►
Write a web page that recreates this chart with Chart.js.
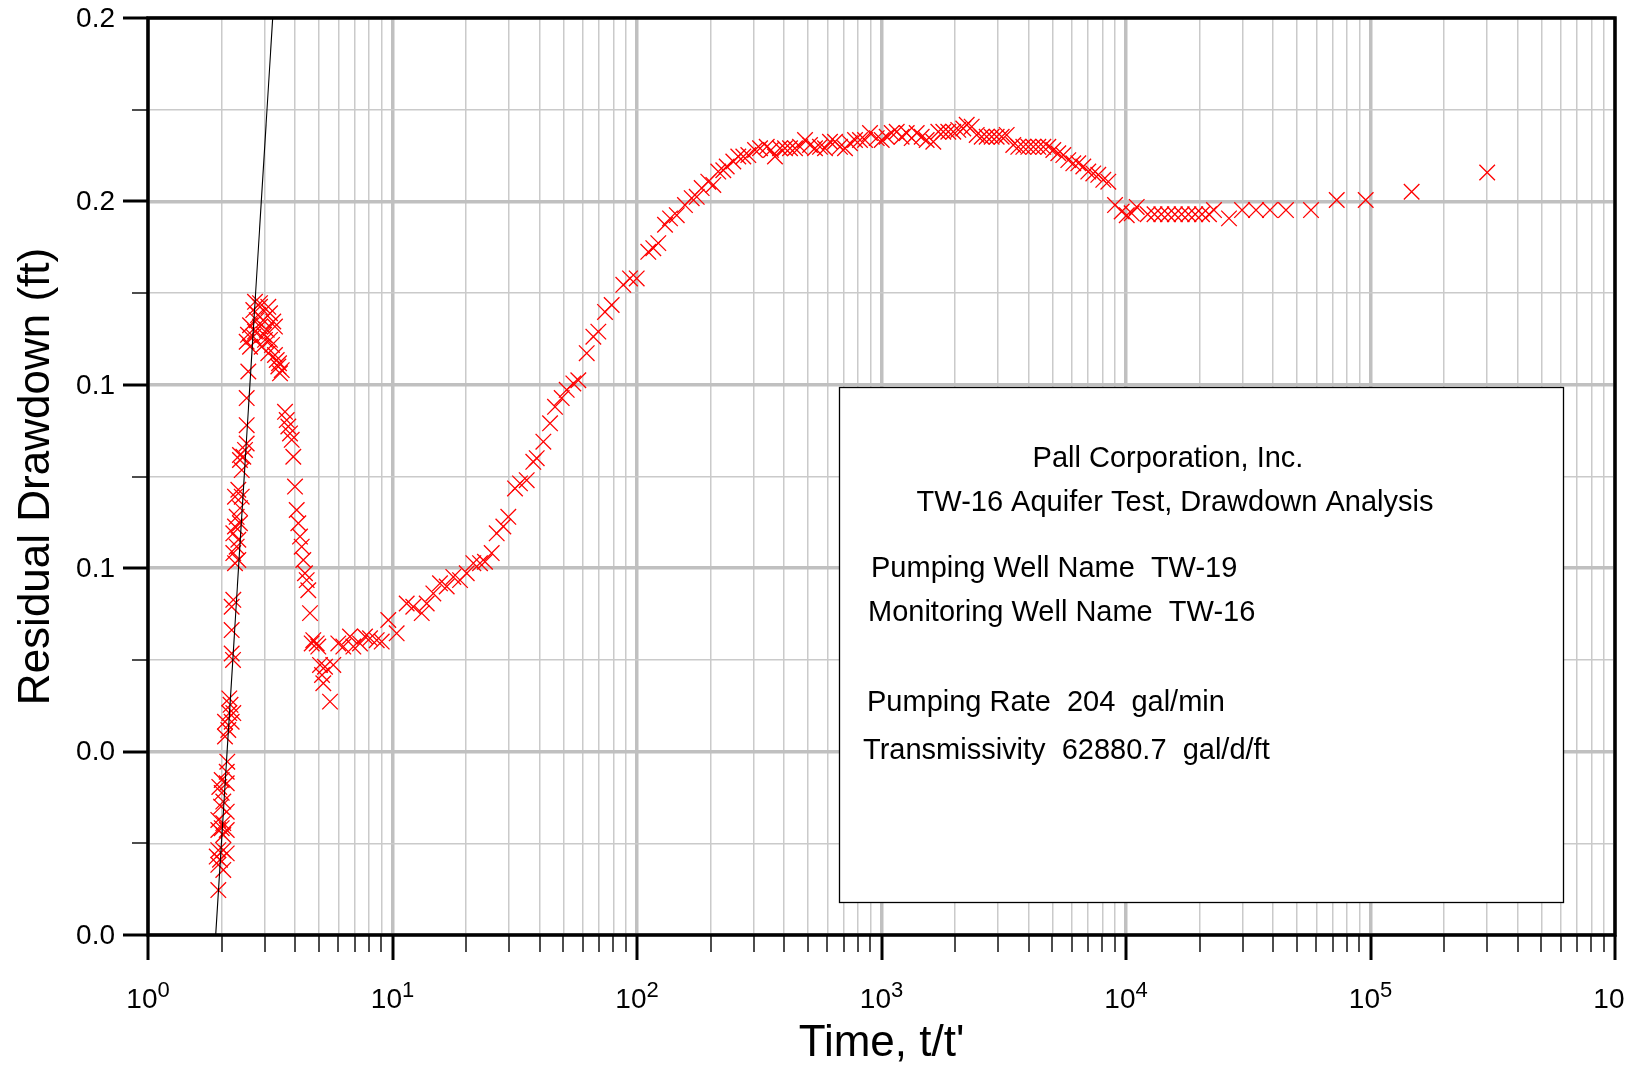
<!DOCTYPE html>
<html><head><meta charset="utf-8">
<script src="https://cdn.jsdelivr.net/npm/chart.js"></script>
<style>html,body{margin:0;padding:0;background:#fff;overflow:hidden}#wrap{position:relative;width:1634px;height:1067px}</style>
</head><body><div id="wrap"><canvas id="c" width="1634" height="1067"></canvas></div>
<script>
// ---- data ----
const timeRatio = [
 2.150,2.175,2.150,2.233,2.065,2.199,2.130,2.065,2.110,2.099,2.002,2.099,1.957,2.002,2.032,1.989,2.099,1.939,2.032,2.002,1.939,2.099,2.032,1.939,2.032,2.099,1.910,1.970,1.939,2.032,1.939,2.227,
 2.199,2.199,2.199,2.233,2.269,2.341,2.233,2.305,2.341,2.233,2.269,2.378,2.305,2.378,2.269,2.417,2.341,2.417,2.378,2.454,2.493,2.378,2.533,2.533,2.533,2.572,
 2.614,2.533,2.696,2.739,2.871,2.784,2.962,2.696,2.871,3.105,3.155,3.254,3.306,3.059,3.010,3.155,2.917,3.105,3.361,3.412,3.523,3.467,2.871,2.739,2.614,2.818,2.982,2.564,3.215,3.306,3.435,
 3.634,3.693,3.749,3.809,3.870,3.929,3.993,4.057,4.119,4.185,4.252,4.317,4.386,4.457,4.524,4.598,4.743,4.898,4.972,5.052,5.296,5.727,5.212,5.552,4.672,5.149,
 6.002,6.292,6.701,6.916,7.364,7.719,8.091,8.619,9.035,9.612,10.40,11.43,12.16,13.17,13.80,14.69,15.64,16.66,17.73,18.89,20.12,21.41,
 22.80,23.89,25.45,26.68,28.40,29.76,31.70,33.22,35.39,37.66,38.89,41.40,44.09,46.21,49.21,51.58,54.90,57.54,62.28,66.29,69.48,73.98,78.78,87.90,93.63,99.72,111.2,116.6,122.2,130.2,136.5,145.4,157.1,167.4,175.5,183.9,195.7,205.2,215.0,225.4,232.8,
 247.7,259.6,272.2,285.3,303.9,318.6,339.3,366.7,353.2,384.6,403.0,422.5,442.9,464.2,486.6,510.0,534.6,560.3,587.4,615.6,645.4,676.4,709.1,743.2,779.2,816.6,856.1,897.4,955.9,1002,1050,1101,1154,1209,1268,1329,1393,1460,1530,1629,1708,1790,1876,1966,2061,2160,2231,2338,2451,2569,2693,2822,2958,3101,3251,3459,3627,3802,3986,4178,4379,4590,4811,5043,5286,5541,5808,6088,6381,6689,7011,7349,7703,8075,8464,9017,9603,10070,10550,11060,
 12270,13080,13950,14850,15840,16890,18000,19190,20460,21850,22900,26380,29820,34020,38810,45110,57100,72760,95590,147300,300100
];
const residualDrawdown = [
 0.0516,0.0502,0.0484,0.0484,0.0465,0.0465,0.0447,0.0433,0.0378,0.0356,0.0338,0.0331,0.0323,0.0310,0.0291,0.0280,0.0269,0.0251,0.0244,0.0233,0.0229,0.0229,0.0218,0.0185,0.0185,0.0178,0.0171,0.0164,0.0153,0.0142,0.0098,0.0600,
 0.0614,0.0665,0.0716,0.0731,0.0811,0.0818,0.0833,0.0847,0.0862,0.0876,0.0891,0.0898,0.0912,0.0931,0.0956,0.0956,0.0971,0.1014,0.1036,0.1043,0.1058,0.1047,0.1072,0.1112,0.1171,0.1229,
 0.1283,0.1294,0.1305,0.1316,0.1327,0.1341,0.1341,0.1363,0.1370,0.1370,0.1356,0.1338,0.1327,0.1320,0.1298,0.1298,0.1283,0.1269,0.1254,0.1240,0.1232,0.1225,0.1378,0.1381,0.1330,0.1352,0.1309,0.1309,0.1287,0.1265,0.1247,
 0.1141,0.1123,0.1109,0.1094,0.1080,0.1043,0.0978,0.0927,0.0898,0.0869,0.0847,0.0818,0.0789,0.0774,0.0752,0.0702,0.0643,0.0636,0.0629,0.0589,0.0585,0.0589,0.0549,0.0509,0.0636,0.0567,
 0.0636,0.0629,0.0651,0.0629,0.0636,0.0651,0.0647,0.0643,0.0640,0.0687,0.0658,0.0723,0.0716,0.0702,0.0723,0.0745,0.0767,0.0760,0.0781,0.0774,0.0789,0.0811,
 0.0811,0.0814,0.0833,0.0876,0.0891,0.0912,0.0974,0.0985,0.0992,0.1032,0.1040,0.1076,0.1116,0.1152,0.1171,0.1189,0.1203,0.1210,0.1269,0.1305,0.1316,0.1359,0.1374,0.1418,0.1432,0.1432,0.1490,0.1498,0.1509,0.1549,0.1563,0.1570,0.1592,0.1607,0.1610,0.1629,0.1643,0.1636,0.1665,0.1668,0.1676,
 0.1687,0.1698,0.1698,0.1701,0.1712,0.1716,0.1719,0.1698,0.1712,0.1716,0.1716,0.1716,0.1716,0.1719,0.1734,0.1723,0.1716,0.1719,0.1716,0.1730,0.1730,0.1719,0.1716,0.1727,0.1734,0.1734,0.1734,0.1749,0.1738,0.1734,0.1741,0.1749,0.1752,0.1741,0.1749,0.1738,0.1749,0.1741,0.1734,0.1730,0.1752,0.1752,0.1752,0.1752,0.1756,0.1759,0.1767,0.1763,0.1745,0.1741,0.1741,0.1741,0.1741,0.1741,0.1745,0.1723,0.1719,0.1719,0.1719,0.1719,0.1719,0.1719,0.1719,0.1712,0.1705,0.1701,0.1690,0.1683,0.1683,0.1676,0.1665,0.1661,0.1658,0.1647,0.1643,0.1592,0.1578,0.1570,0.1574,0.1588,
 0.1572,0.1572,0.1572,0.1572,0.1572,0.1572,0.1572,0.1572,0.1572,0.1572,0.1581,0.1563,0.1581,0.1581,0.1581,0.1581,0.1581,0.1603,0.1603,0.1621,0.1663
];
// straight-line (Cooper-Jacob) fit
const fitTime = [1.892, 3.236];
const fitDrawdown = [0, 0.2];

// axes
const xMajorTicks = [1, 10, 100, 1000, 10000, 100000, 1000000];
const xTickExponents = ['0', '1', '2', '3', '4', '5', '6'];
const xTickBase = '10';
const yMajorTicks = [0, 0.04, 0.08, 0.12, 0.16, 0.2];
const yTickLabels = ['0.0', '0.0', '0.1', '0.1', '0.2', '0.2'];
const xTitle = "Time, t/t'";
const yTitle = 'Residual Drawdown (ft)';
const infoLines = [
  'Pall Corporation, Inc.',
  'TW-16 Aquifer Test, Drawdown Analysis',
  'Pumping Well Name  TW-19',
  'Monitoring Well Name  TW-16',
  'Pumping Rate  204  gal/min',
  'Transmissivity  62880.7  gal/d/ft'
];

// ---- derived ----
const xMinorTicks = [];
for (let i = 0; i < xMajorTicks.length - 1; i++) for (let m = 2; m <= 9; m++) xMinorTicks.push(xMajorTicks[i] * m);
const yMinorTicks = [];
for (let i = 0; i < yMajorTicks.length - 1; i++) yMinorTicks.push((yMajorTicks[i] + yMajorTicks[i + 1]) / 2);
const allX = xMajorTicks.concat(xMinorTicks).sort((a, b) => a - b);
const allY = yMajorTicks.concat(yMinorTicks).sort((a, b) => a - b);
const isMajorX = v => xMajorTicks.some(t => Math.abs(t - v) < 1e-9 * t);
const isMajorY = v => yMajorTicks.some(t => Math.abs(t - v) < 1e-9);

const points = timeRatio.map((t, i) => ({x: t, y: residualDrawdown[i]}));
const fitPoints = fitTime.map((t, i) => ({x: t, y: fitDrawdown[i]}));

const FONT = "'Liberation Sans', Arial, Helvetica, sans-serif";

const decor = {
  id: 'decor',
  afterDraw(chart) {
    const ctx = chart.ctx, a = chart.chartArea;
    const xs = chart.scales.x, ys = chart.scales.y;
    ctx.save();
    // info box
    const bx = 839, by = 387, bw = 1563 - 839, bh = 902 - 387;
    ctx.fillStyle = '#fff';
    ctx.fillRect(bx, by, bw, bh);
    ctx.strokeStyle = '#000'; ctx.lineWidth = 1.3;
    ctx.strokeRect(bx + 0.5, by + 0.5, bw, bh);
    ctx.fillStyle = '#000';
    ctx.font = '29px ' + FONT;
    ctx.textBaseline = 'alphabetic';
    ctx.textAlign = 'center';
    ctx.fillText(infoLines[0], 1168, 466.5);
    ctx.fillText(infoLines[1], 1175, 510.5);
    ctx.textAlign = 'left';
    ctx.fillText(infoLines[2], 871, 577);
    ctx.fillText(infoLines[3], 868, 621);
    ctx.fillText(infoLines[4], 867, 711);
    ctx.fillText(infoLines[5], 863, 759);

    // tick marks
    ctx.strokeStyle = '#000';
    allX.forEach(v => {
      const px = Math.round(xs.getPixelForValue(v));
      const maj = isMajorX(v);
      ctx.lineWidth = maj ? 3 : 1.4;
      ctx.beginPath(); ctx.moveTo(px, a.bottom); ctx.lineTo(px, a.bottom + (maj ? 25 : 17)); ctx.stroke();
    });
    allY.forEach(v => {
      const py = Math.round(ys.getPixelForValue(v));
      const maj = isMajorY(v);
      ctx.lineWidth = maj ? 3 : 1.4;
      ctx.beginPath(); ctx.moveTo(a.left, py); ctx.lineTo(a.left - (maj ? 25 : 16), py); ctx.stroke();
    });
    // frame
    ctx.lineWidth = 3.5;
    ctx.strokeRect(a.left, a.top, a.right - a.left, a.bottom - a.top);

    // y tick labels
    ctx.fillStyle = '#000';
    ctx.font = '28px ' + FONT;
    ctx.textAlign = 'right'; ctx.textBaseline = 'middle';
    yMajorTicks.forEach((v, i) => {
      ctx.fillText(yTickLabels[i], a.left - 33, ys.getPixelForValue(v) + 1);
    });
    // x tick labels: 10^n (an exponent that would run past the canvas edge is clipped off)
    ctx.textBaseline = 'alphabetic'; ctx.textAlign = 'left';
    xMajorTicks.forEach((v, i) => {
      const px = xs.getPixelForValue(v);
      ctx.font = '28px ' + FONT;
      const wb = ctx.measureText(xTickBase).width;
      ctx.font = '22px ' + FONT;
      const we = ctx.measureText(xTickExponents[i]).width;
      const x0 = px - (wb + we) / 2;
      ctx.font = '28px ' + FONT;
      ctx.fillText(xTickBase, x0, 1008);
      if (x0 + wb + we <= chart.width) {
        ctx.font = '22px ' + FONT;
        ctx.fillText(xTickExponents[i], x0 + wb, 996.5);
      }
    });
    // titles
    ctx.font = '44px ' + FONT;
    ctx.textAlign = 'center';
    ctx.fillText(xTitle, (a.left + a.right) / 2, 1056);
    ctx.save();
    ctx.translate(48.5, (a.top + a.bottom) / 2);
    ctx.rotate(-Math.PI / 2);
    ctx.fillText(yTitle, 0, 0);
    ctx.restore();
    ctx.restore();
  }
};

new Chart(document.getElementById('c'), {
  type: 'scatter',
  data: {
    datasets: [
      {type: 'line', data: fitPoints, borderColor: '#000', borderWidth: 1.1, pointRadius: 0, fill: false, tension: 0},
      {data: points, pointStyle: 'crossRot', pointRadius: 11, pointHoverRadius: 11, borderColor: '#ff0000', backgroundColor: 'rgba(0,0,0,0)', borderWidth: 1.3}
    ]
  },
  options: {
    responsive: false,
    animation: false,
    devicePixelRatio: 1,
    events: [],
    layout: {padding: {left: 148, right: 19, top: 18, bottom: 132}},
    plugins: {legend: {display: false}, tooltip: {enabled: false}},
    scales: {
      x: {
        type: 'logarithmic', min: 1, max: 1000000,
        afterBuildTicks: s => { s.ticks = allX.map(v => ({value: v, major: isMajorX(v)})); },
        ticks: {display: false},
        border: {display: false},
        grid: {
          drawTicks: false,
          color: c => isMajorX(c.tick.value) ? '#c0c0c0' : '#cacaca',
          lineWidth: c => isMajorX(c.tick.value) ? 3.5 : 1.5
        }
      },
      y: {
        type: 'linear', min: 0, max: 0.2,
        afterBuildTicks: s => { s.ticks = allY.map(v => ({value: v})); },
        ticks: {display: false},
        border: {display: false},
        grid: {
          drawTicks: false,
          color: c => isMajorY(c.tick.value) ? '#c0c0c0' : '#cacaca',
          lineWidth: c => isMajorY(c.tick.value) ? 3.5 : 1.5
        }
      }
    }
  },
  plugins: [decor]
});
</script>
</body></html>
◄
● Description of the task
Which lines contain "that"? Copy each of them out.

● Task result
Write a web page that recreates this chart with Chart.js.
    // x tick labels: 10^n (an exponent that would run past the canvas edge is clipped off)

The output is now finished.